Açlık Sorunu: Eski Sömürge Ülkelerinde!
Açlık sorununun yaşandığı ülkelere bakacak olursak, bu ülkelerin hemen hepsinin, batılı ülkelerin eski sömürgeleri olduğunu görürüz. Bu ülkelerin tarım ekonomileri, başka ülkelerin yararına kurulmuş durumda. Çoğu ülke bağımsızlıklarını kazandıktan sonra dahi, dış borç vb. ekonomik sorunlarla boğuştukları için, ihracata yönelik tarım politikaları uygulamışlar. Yani halkı doyuracak besinler üretmek yerine, döviz sağlayacak besinler üretilmeye çalışılmıştır. Açlık sorunu yaşanan birçok ülkede, eskiden besin yetiştirmek için kullanılan topraklarda kahve, pamuk, muz, kakao gibi gelişmiş ülkelere satılan ürünler yetiştiriliyor. Örneğin, Etiyopya'da açlığın kol gezdiği dönemlerde bile kahve üretimi ve ihracatı sürdürülüyordu.
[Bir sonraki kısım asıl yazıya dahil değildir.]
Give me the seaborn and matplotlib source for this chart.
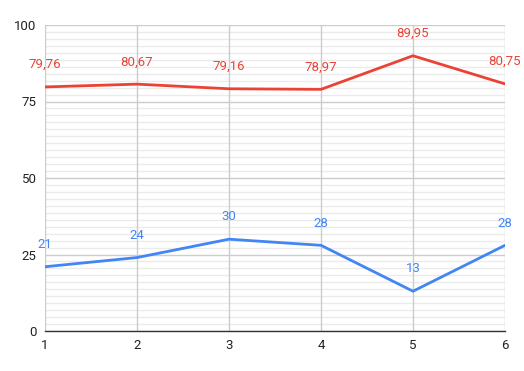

Diğer taraftan, konunun bir de israf ve tüketim çılgınlığı boyutu var. ABD Tarım Bakanlığı'nın verilerine göre, ABD'liler her yıl üretilen gıdanın % 25'inden fazlasını israf ediyor. Araştırmaya göre, sadece 1995 yılında çöpe atılan gıda miktarı, 43 milyon ton civarında. Bir kişinin günde ortalama 1.5 kilo gıda tükettiğini varsayarsak, israf edilen gıdanın sadece % 5'i bile geri kazanılsa, 4 milyon insanın doyması sağlanabilir.
1980'lerin sonlarında, dünyadaki kağıt tüketiminin %81'i, demir ve çelik tüketiminin % 80'i, araba tüketiminin %92'si, elektrik tüketiminin % 81'i ve havaya salınan karbondioksitin %70'i gelişmiş kuzey ülkelerinde gerçekleşiyor. Bir Amerikalı, bir Hintli ile karşılaştırıldığında, 115 kat daha fazla kağıt tüketiyor, 320 kat daha fazla araba satın alıyor, 52 kat daha fazla et yiyor ve 46 kat daha fazla elektrik harcıyor.
Tarımda modern tekniklerin, kimyasal ilaçların, hormonların vb. kullanılmaya başladığı "yeşil devrim" olarak nitelendirilen süreç de, kamuoyuna dünyadaki açlığa çare bulmak şiarıyla sunulmuştu. Ancak veriler, iddianın tam tersini gösteriyor. Şimdi de GDO'nun, açlığa çare olabileceği iddia edilmektedir. Dünyadaki açlığın nedeni yeterli besin olmaması değil, besinin adil dağılmaması ve plansız tarım politikalarıdır.